* _Your objective_
Output every line of the data exactly as it appears.

* _Recorded information_
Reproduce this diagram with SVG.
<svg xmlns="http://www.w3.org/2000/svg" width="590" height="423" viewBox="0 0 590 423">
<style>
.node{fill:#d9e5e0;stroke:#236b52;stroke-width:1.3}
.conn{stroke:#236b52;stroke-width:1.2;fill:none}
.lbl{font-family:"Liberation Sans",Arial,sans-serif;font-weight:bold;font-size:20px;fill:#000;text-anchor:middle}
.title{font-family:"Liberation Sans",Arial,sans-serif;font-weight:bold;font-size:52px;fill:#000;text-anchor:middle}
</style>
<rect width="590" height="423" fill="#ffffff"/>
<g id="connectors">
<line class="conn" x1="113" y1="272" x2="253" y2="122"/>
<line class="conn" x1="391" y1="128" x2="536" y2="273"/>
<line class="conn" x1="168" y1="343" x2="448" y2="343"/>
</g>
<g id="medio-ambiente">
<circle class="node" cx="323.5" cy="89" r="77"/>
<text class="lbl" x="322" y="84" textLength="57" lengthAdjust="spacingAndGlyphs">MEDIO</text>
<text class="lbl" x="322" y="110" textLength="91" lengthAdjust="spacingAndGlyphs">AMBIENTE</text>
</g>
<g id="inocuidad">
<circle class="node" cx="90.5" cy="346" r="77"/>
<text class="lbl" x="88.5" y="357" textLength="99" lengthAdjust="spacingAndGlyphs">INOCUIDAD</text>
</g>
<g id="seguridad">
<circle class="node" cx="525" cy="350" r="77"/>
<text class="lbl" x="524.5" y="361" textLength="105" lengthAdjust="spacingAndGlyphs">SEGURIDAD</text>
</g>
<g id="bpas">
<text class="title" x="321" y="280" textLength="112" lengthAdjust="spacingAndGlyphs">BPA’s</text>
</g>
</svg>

* _Output of the exercise_
Reproduce this diagram with SVG.
<svg xmlns="http://www.w3.org/2000/svg" width="590" height="423" viewBox="0 0 590 423">
<style>
.node{fill:#d9e5e0;stroke:#236b52;stroke-width:1.3}
.conn{stroke:#236b52;stroke-width:1.2;fill:none}
.lbl{font-family:"Liberation Sans",Arial,sans-serif;font-weight:bold;font-size:20px;fill:#000;text-anchor:middle}
.title{font-family:"Liberation Sans",Arial,sans-serif;font-weight:bold;font-size:52px;fill:#000;text-anchor:middle}
</style>
<rect width="590" height="423" fill="#ffffff"/>
<g id="connectors">
<line class="conn" x1="113" y1="272" x2="253" y2="122"/>
<line class="conn" x1="391" y1="128" x2="536" y2="273"/>
<line class="conn" x1="168" y1="343" x2="448" y2="343"/>
</g>
<g id="medio-ambiente">
<circle class="node" cx="323.5" cy="89" r="77"/>
<text class="lbl" x="322" y="84" textLength="57" lengthAdjust="spacingAndGlyphs">MEDIO</text>
<text class="lbl" x="322" y="110" textLength="91" lengthAdjust="spacingAndGlyphs">AMBIENTE</text>
</g>
<g id="inocuidad">
<circle class="node" cx="90.5" cy="346" r="77"/>
<text class="lbl" x="88.5" y="357" textLength="99" lengthAdjust="spacingAndGlyphs">INOCUIDAD</text>
</g>
<g id="seguridad">
<circle class="node" cx="525" cy="350" r="77"/>
<text class="lbl" x="524.5" y="361" textLength="105" lengthAdjust="spacingAndGlyphs">SEGURIDAD</text>
</g>
<g id="bpas">
<text class="title" x="321" y="280" textLength="112" lengthAdjust="spacingAndGlyphs">BPA’s</text>
</g>
</svg>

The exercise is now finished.